O que chama a atenção é que a balconista foi demitida depois de receber o prêmio do laboratório CIMED e não viajou.
Ela entrou na justiça e foi ressarcida em pouco mais de R$ 5 mil. A farmácia também foi condenada a pagar uma indenização por dano moral de pouco mais de R$ 16 mil, ou seja, a balconista recebeu mais de R$ 21 mil, para compensar a frustração de a viagem não ter ocorrido, segundo a sentença.
O grupo CIMED disse ao Fantástico que não compactua com a “empurroterapia” e que não realiza campanha de incentivo de vendas de medicamentos juto aos balconistas que pudessem levar a substituição de medicamentos prescritos por médicos.
BILHÕES DE REAIS – No ano passado, o setor faturou R$ 76,9 bilhões no Brasil, conforme dados da consultoria IQVIA. Segundo os especialistas, o pagamento de comissões pode estimular o consumo excessivo de medicamentos e fazer mal à saúde. Apesar de criticada, a prática não é tipificada como crime.
O ponto de partida da investigação foi uma pesquisa em 48 ações trabalhistas de oito tribunais do trabalho, inclusive o TRT4, com sede em Porto Alegre, nos quais os vendedores descrevem os esquemas. Ao deixarem os empregos, eles ingressaram com ações para incorporar as comissões, pagas por fora do contracheque, aos salários.

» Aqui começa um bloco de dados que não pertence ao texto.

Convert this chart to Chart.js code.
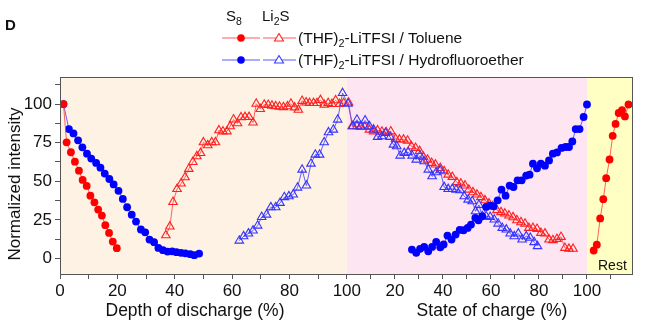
<!DOCTYPE html>
<html>
<head>
<meta charset="utf-8">
<script src="https://cdn.jsdelivr.net/npm/chart.js@4.4.1/dist/chart.umd.min.js"></script>
<style>
  body { margin: 0; background: #fff; }
  #wrap { position: relative; width: 668px; height: 325px; font-family: "Liberation Sans", Arial, sans-serif; color: #111; }
  #c { position: absolute; left: 0; top: 0; }
  .t { position: absolute; white-space: nowrap; font-size: 15px; line-height: 18px; }
  .t sub { font-size: 70%; vertical-align: baseline; position: relative; top: 0.35em; line-height: 0; }
  .lg { font-size: 15.5px; }
  .xt { font-size: 17.5px; width: 260px; text-align: center; }
  .yt { font-size: 17px; width: 240px; text-align: center; left: -105px; top: 175px; transform: rotate(-90deg); }
</style>
</head>
<body>
<div id="wrap">
  <canvas id="c" width="668" height="325"></canvas>
  <div class="t" style="left:5px;top:16px;font-weight:bold;font-size:15px">D</div>
  <div class="t" style="left:226px;top:7px">S<sub>8</sub></div>
  <div class="t" style="left:262px;top:7px">Li<sub>2</sub>S</div>
  <svg style="position:absolute;left:220px;top:30px" width="80" height="40">
    <line x1="2" y1="8" x2="40" y2="8" stroke="#ff5a5a" stroke-width="1.2"/>
    <circle cx="21" cy="8" r="3.8" fill="#ff0000"/>
    <line x1="43" y1="8" x2="76" y2="8" stroke="#ff5a5a" stroke-width="1.2"/>
    <polygon points="59,3.5 63.5,11 54.5,11" fill="#fff" stroke="#ff2020" stroke-width="1.1"/>
    <line x1="2" y1="30" x2="40" y2="30" stroke="#5a5aff" stroke-width="1.2"/>
    <circle cx="21" cy="30" r="3.8" fill="#0000ff"/>
    <line x1="43" y1="30" x2="76" y2="30" stroke="#5a5aff" stroke-width="1.2"/>
    <polygon points="59,25.5 63.5,33 54.5,33" fill="#fff" stroke="#3a3aff" stroke-width="1.1"/>
  </svg>
  <div class="t lg" style="left:298px;top:29px">(THF)<sub>2</sub>-LiTFSI / Toluene</div>
  <div class="t lg" style="left:298px;top:51px">(THF)<sub>2</sub>-LiTFSI / Hydrofluoroether</div>
  <div class="t yt">Normalized intensity</div>
  <div class="t xt" style="left:65px;top:301px">Depth of discharge (%)</div>
  <div class="t xt" style="left:362px;top:301px">State of charge (%)</div>
  <div class="t" style="left:598px;top:256px;font-size:14px">Rest</div>
</div>
<script>
// S8, (THF)2-LiTFSI / Toluene  (red dots)
const s8TolDisX = [1.2, 2.3, 3.8, 5.2, 6.6, 7.9, 9.3, 10.6, 12.0, 13.3, 14.6, 15.8, 17.1, 18.4, 19.8];
const s8TolDisY = [100, 75.2, 68.8, 62.7, 56.9, 50.9, 47, 40.7, 36.4, 31.7, 27.8, 21.6, 16.6, 11, 6.7];
// rest, drawn on the state-of-charge scale after 100
const s8TolRestX = [102.8, 104.1, 105.5, 106.8, 108.0, 109.4, 110.7, 111.9, 113.2, 114.6, 115.8, 117.3];
const s8TolRestY = [5.2, 9.0, 26.0, 38.4, 52.0, 64.1, 79.4, 87.1, 94.2, 96.1, 92.0, 99.7];

// S8, (THF)2-LiTFSI / Hydrofluoroether  (blue dots)
const s8HfeDisX = [1.2, 3.1, 4.7, 6.3, 7.8, 9.4, 10.9, 12.6, 14.1, 15.6, 17.2, 18.7, 20.4, 21.9, 23.4, 25.0, 26.5, 28.2, 29.7, 31.2,
  32.8, 34.3, 35.9, 37.5, 39.1, 40.6, 42.2, 43.7, 45.4, 46.8, 48.5];
const s8HfeDisY = [100, 83.8, 81, 76.5, 72, 67.9, 64.7, 61.9, 58.8, 55, 51.5, 48, 43.8, 38.6, 33.2, 28.4, 23.9, 18.8, 17, 12.3,
  10.6, 6.9, 5.4, 4.5, 4.7, 4.1, 3.7, 3.4, 2.8, 2.2, 3.2];
const s8HfeChgX = [27.1, 28.9, 30.5, 32.2, 33.9, 35.5, 37.2, 38.9, 40.3, 41.9, 43.6, 45.3, 47.0, 48.6, 50.3, 51.7, 53.5, 54.8, 56.4, 58.0,
  59.7, 61.1, 62.8, 64.4, 66.1, 67.8, 69.4, 71.1, 72.8, 74.7, 76.1, 77.5, 79.2, 80.8, 82.5, 84.2, 85.8, 87.5, 89.4, 91.1,
  92.5, 93.9, 95.3, 96.9, 98.6, 100];
const s8HfeChgY = [5.8, 3.7, 6.3, 7.5, 4.7, 7.5, 10.8, 7.3, 9.1, 14.9, 12.3, 15.5, 18.5, 18.3, 19.8, 22, 26.3, 24.8, 27.3, 33.4,
  34.3, 33.8, 37.7, 44.6, 40.7, 47.2, 46.3, 50.6, 50.6, 53.7, 54.3, 61.4, 58.4, 61.4, 60.1, 63.5, 67.9, 68.7, 71.6, 72.2,
  72.2, 75.8, 83.8, 83.8, 91.6, 99.7];

// Li2S, (THF)2-LiTFSI / Toluene  (red triangles)
const li2sTolDisX = [36.9, 38.3, 39.4, 40.8, 42.2, 43.6, 44.9, 46.3, 47.7, 49.0, 50.0, 51.5, 52.9, 54.2, 55.4, 56.8, 58.2, 59.3, 60.5, 61.9,
  63.1, 64.5, 65.9, 67.3, 68.4, 69.8, 71.2, 72.6, 73.9, 75.2, 76.5, 77.9, 79.3, 80.5, 81.8, 83.1, 84.4, 85.8, 87.0, 88.4,
  89.6, 90.8, 92.1, 93.5, 94.8, 96.1, 97.5, 98.9];
const li2sTolDisY = [15, 20.7, 36.6, 45, 48.5, 52.6, 58, 62.5, 66.2, 68.3, 75.2, 73.3, 75.2, 75.2, 83, 82.3, 82.3, 85.6, 90, 87.5,
  91.4, 91.6, 91.6, 88, 100.2, 96.8, 99.6, 99.4, 98.9, 98.5, 98.3, 98, 98.5, 100.2, 97.8, 96.3, 102, 101, 100.6, 100.6,
  100.6, 102.6, 99.6, 100.6, 100, 102.4, 100, 100.6];
const li2sTolChgX = [0.7, 2.2, 4.2, 5.8, 7.5, 9.4, 11.1, 12.8, 14.6, 16.4, 18.3, 20.3, 21.9, 23.6, 25.3, 26.9, 28.6, 30.3, 31.9, 33.6,
  35.3, 36.9, 38.9, 40.5, 42.2, 43.9, 45.8, 47.5, 49.2, 50.8, 52.5, 54.2, 55.8, 57.5, 59.2, 60.8, 62.5, 64.2, 65.8, 67.5,
  69.2, 70.8, 72.5, 74.2, 75.8, 77.5, 79.2, 80.8, 82.5, 84.2, 85.8, 87.5, 89.2, 90.8, 92.5, 94.2];
const li2sTolChgY = [101, 85.6, 85.6, 85.1, 85.1, 83.4, 82.3, 83.0, 82.1, 81.7, 82.3, 77.4, 77, 77, 76.3, 72.6, 71.6, 69.6, 65.7, 64,
  61.9, 60.8, 58.6, 56.5, 54.3, 52.8, 49.4, 48.5, 47.2, 44.6, 42.9, 41.4, 39.7, 37.7, 35.6, 33.8, 31.3, 30, 29.1, 27.8,
  26.7, 24.8, 23.5, 22.6, 19.8, 19.8, 19.2, 16.6, 16.2, 12.3, 11.9, 12.7, 14, 6.9, 6.3, 6.3];

// Li2S, (THF)2-LiTFSI / Hydrofluoroether  (blue triangles)
const li2sHfeDisX = [62.5, 64.0, 65.7, 67.3, 68.9, 70.3, 72.0, 73.5, 75.2, 76.7, 78.2, 79.8, 81.3, 82.8, 84.4, 85.9, 87.5, 89.0, 90.5, 92.1,
  93.6, 95.3, 96.8, 98.5];
const li2sHfeDisY = [11.6, 14.4, 16.2, 18.1, 21.3, 26.9, 28.4, 33.2, 33.2, 36, 39.7, 40.3, 41.4, 45.9, 57.5, 47.2, 61.4, 67.2, 67.2, 75.2,
  81.7, 83.4, 89.9, 107.1];
const li2sHfeChgX = [0.5, 2.5, 4.2, 5.8, 7.6, 9.4, 11.1, 12.8, 14.6, 16.1, 18.0, 19.4, 20.8, 22.2, 23.9, 25.5, 27.2, 28.9, 30.5, 32.2,
  33.9, 35.5, 37.2, 38.9, 40.5, 42.2, 43.9, 45.5, 47.2, 48.9, 50.5, 52.2, 53.6, 55.0, 56.4, 58.0, 59.7, 61.4, 63.0, 64.7,
  66.4, 68.0, 69.7, 71.4, 73.0, 74.7, 76.4, 78.0, 79.4];
const li2sHfeChgY = [100.2, 85.6, 89.9, 85.6, 89.4, 85.6, 83.5, 78.7, 79.1, 81.3, 78.7, 73.7, 72.6, 66.6, 68.3, 68.8, 66.6, 64, 66.6, 62.9,
  57.5, 53.2, 55.8, 57.1, 46.3, 45, 45, 44.6, 44.2, 40.3, 38.1, 37.1, 30.6, 34.7, 27.4, 27.4, 26.9, 25.2, 22.6, 19.8,
  18.8, 16.2, 14.4, 16.2, 12.3, 14.4, 13.4, 10.6, 8.0];

// axis ticks
const dischargeTicks = [0, 10, 20, 30, 40, 50, 60, 70, 80, 90, 100];
const chargeTicks = [10, 20, 30, 40, 50, 60, 70, 80, 90, 100, 110];
const yTicks = [0, 12.5, 25, 37.5, 50, 62.5, 75, 87.5, 100, 112.5];

// the charge part of the axis is squeezed: 100 % charge spans fewer pixels than 100 % discharge
const chgScale = 240 / 286.7;
const chgMax = 118.75;
function chgToAxis(c) { return 100 + c * chgScale; }

function pts(xs, ys, f) {
  return xs.map((x, i) => ({ x: f ? f(x) : x, y: ys[i] }));
}

const xTickList = dischargeTicks.map(d => ({ value: d, label: d % 20 === 0 ? String(d) : '' }))
  .concat(chargeTicks.map(c => ({ value: chgToAxis(c), label: (c % 20 === 0 && c <= 100) ? String(c) : '' })));
const yTickList = yTicks.map(v => ({ value: v, label: v % 25 === 0 ? String(v) : '' }));

const redLine = 'rgba(255,70,70,0.85)';
const blueLine = 'rgba(70,70,255,0.85)';

function dots(data, fill, line) {
  return {
    data: data, showLine: true, borderColor: line, borderWidth: 1,
    pointStyle: 'circle', pointRadius: 3.9, pointBackgroundColor: fill, pointBorderColor: fill, pointBorderWidth: 0
  };
}
function tris(data, stroke, line) {
  return {
    data: data, showLine: true, borderColor: line, borderWidth: 1,
    pointStyle: 'triangle', pointRadius: 4.9, pointBackgroundColor: 'rgba(0,0,0,0)', pointBorderColor: stroke, pointBorderWidth: 1.1
  };
}

const bands = {
  id: 'bands',
  beforeDraw(chart) {
    const { ctx, chartArea: a, scales: { x } } = chart;
    const parts = [
      [0, chgToAxis(0), '#fdf2e3'],
      [chgToAxis(0), chgToAxis(100), '#fde5f1'],
      [chgToAxis(100), chgToAxis(chgMax), '#ffffc3']
    ];
    ctx.save();
    parts.forEach(p => {
      const x0 = x.getPixelForValue(p[0]), x1 = x.getPixelForValue(p[1]);
      ctx.fillStyle = p[2];
      ctx.fillRect(x0, a.top, x1 - x0, a.bottom - a.top);
    });
    ctx.restore();
  },
  afterDraw(chart) {
    const { ctx, chartArea: a } = chart;
    ctx.save();
    ctx.strokeStyle = '#555';
    ctx.lineWidth = 1;
    ctx.strokeRect(Math.round(a.left) + 0.5, Math.round(a.top) + 0.5, Math.round(a.right - a.left), Math.round(a.bottom - a.top));
    ctx.restore();
  }
};

const tickFont = { family: '"Liberation Sans", Arial, sans-serif', size: 17 };

new Chart(document.getElementById('c'), {
  type: 'line',
  data: {
    datasets: [
      dots(pts(s8TolDisX, s8TolDisY), '#ff0000', redLine),
      dots(pts(s8TolRestX, s8TolRestY, chgToAxis), '#ff0000', redLine),
      dots(pts(s8HfeDisX, s8HfeDisY), '#0000ff', blueLine),
      dots(pts(s8HfeChgX, s8HfeChgY, chgToAxis), '#0000ff', blueLine),
      tris(pts(li2sHfeDisX, li2sHfeDisY).concat(pts(li2sHfeChgX, li2sHfeChgY, chgToAxis)), '#3434ff', blueLine),
      tris(pts(li2sTolDisX, li2sTolDisY).concat(pts(li2sTolChgX, li2sTolChgY, chgToAxis)), '#ff2020', redLine)
    ]
  },
  options: {
    responsive: false,
    animation: false,
    devicePixelRatio: 1,
    layout: { padding: { top: 77, right: 36, bottom: 0, left: 0 } },
    plugins: { legend: { display: false }, tooltip: { enabled: false } },
    scales: {
      x: {
        type: 'linear',
        min: 0,
        max: chgToAxis(chgMax),
        afterBuildTicks: s => { s.ticks = xTickList.map(t => ({ value: t.value })); },
        afterFit: s => { s.height = 51; },
        ticks: {
          autoSkip: false, maxRotation: 0, padding: 2, color: '#111', font: tickFont,
          callback: (v, i) => xTickList[i] ? xTickList[i].label : ''
        },
        grid: { drawOnChartArea: false, drawTicks: true, tickLength: 5, tickColor: '#555' },
        border: { display: true, color: '#555', width: 1 }
      },
      y: {
        type: 'linear',
        min: -10,
        max: 117.5,
        afterBuildTicks: s => { s.ticks = yTickList.map(t => ({ value: t.value })); },
        afterFit: s => { s.width = 60; },
        ticks: {
          autoSkip: false, padding: 3, color: '#111', font: tickFont,
          callback: (v, i) => yTickList[i] ? yTickList[i].label : ''
        },
        grid: { drawOnChartArea: false, drawTicks: true, tickLength: 5, tickColor: '#555' },
        border: { display: true, color: '#555', width: 1 }
      }
    }
  },
  plugins: [bands]
});
</script>
</body>
</html>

Na maioria das sentenças, os juízes reconhecem as bonificações, e condenam as farmácias a pagar direitos como horas-extra e férias, sobre as comissões.

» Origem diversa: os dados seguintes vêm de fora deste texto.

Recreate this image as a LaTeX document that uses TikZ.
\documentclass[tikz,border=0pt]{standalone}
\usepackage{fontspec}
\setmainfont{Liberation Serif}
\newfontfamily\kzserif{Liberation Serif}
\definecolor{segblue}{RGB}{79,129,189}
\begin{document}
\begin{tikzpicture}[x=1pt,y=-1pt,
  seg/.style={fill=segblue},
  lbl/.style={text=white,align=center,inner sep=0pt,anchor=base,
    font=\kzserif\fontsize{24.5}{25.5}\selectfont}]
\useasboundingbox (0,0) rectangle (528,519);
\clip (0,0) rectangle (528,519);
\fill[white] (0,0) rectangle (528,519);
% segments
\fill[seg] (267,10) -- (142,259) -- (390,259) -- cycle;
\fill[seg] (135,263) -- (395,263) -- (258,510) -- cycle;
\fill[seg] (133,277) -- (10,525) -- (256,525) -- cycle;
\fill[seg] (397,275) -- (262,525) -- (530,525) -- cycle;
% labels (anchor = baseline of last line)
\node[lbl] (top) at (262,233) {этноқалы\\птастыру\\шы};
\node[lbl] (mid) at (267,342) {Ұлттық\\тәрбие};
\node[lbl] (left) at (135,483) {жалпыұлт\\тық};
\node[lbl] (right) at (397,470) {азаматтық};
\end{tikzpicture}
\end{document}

No Rio Grande do Sul, a reportagem identificou processos em pelo menos seis cidades: Porto Alegre, Canoas, São Leopoldo, Passo Fundo, Guaíba e Taquari, onde uma balconista revelou que os repasses de laboratórios eram entregues por motoboys, em dinheiro vivo.
“O critério de pagamento da bonificação é individual, ou seja, [pago] pelas vendas realizadas, inclusive o subgerente e o farmacêutico”, declarou um vendedor em depoimento à Justiça do Trabalho, em Porto Alegre.
Os pagamentos podem ser, ainda, na forma de cartão de débito, viagens internacionais ou até em vales-compra e eletrodomésticos, como descreve uma auditoria do Tribunal de Contas do Rio Grande do Sul, realizada em uma farmácia de um instituto de previdência de servidores municipais do interior.
“O balconista que entra há pouco tempo em farmácia, a primeira coisa que ele aprende: tu ganha comissão se tu vender esse produto. É a primeira coisa que eles ensinam”, explica um balconista da Região Metropolitana de Porto Alegre, com 15 anos de experiência.
Sem saber que eram gravados por uma câmera escondida, vendedores e gerentes admitiram o comissionamento.
Um dos segmentos mais lucrativos é o de vitaminas. Um frasco de cálcio, de R$ 69, por exemplo, rende ao vendedor uma comissão de R$ 10, conforme tabela obtida pela reportagem. “Tem que empurrar. Tem que tentar incentivar ele levar. Incentiva ele levar e tu ganha comissão”, declarou um balconista de uma rede de farmácias, no Centro de Porto Alegre.
A falsa ideia de que vitaminas aumentam a imunidade contra a Covid é uma das táticas usadas para empurrar os suplementos, como comprovou a reportagem.
O Sindicato das Indústrias Farmacêuticas (Sindusfarma) condenou o pagamento de comissões. “Fui pego de surpresa com a informação que você está passando. Reajo com muito espanto porque, de fato, todos os associados do Sindusfarma, quando eles entram na entidade, eles assinam um código de conduta e um código de ética. Ele diz que não é permitido esse tipo de comissionamento a médicos e a qualquer pessoa que faça parte da saúde”, destaca Nelson Mussolini, presidente-executivo do sindicato, que orienta os clientes a sempre seguirem a prescrição médica.
Já a Associação Brasileira das Redes de Farmácias e Drogarias (Abrafarma) afirmou desconhecer o pagamento de comissões.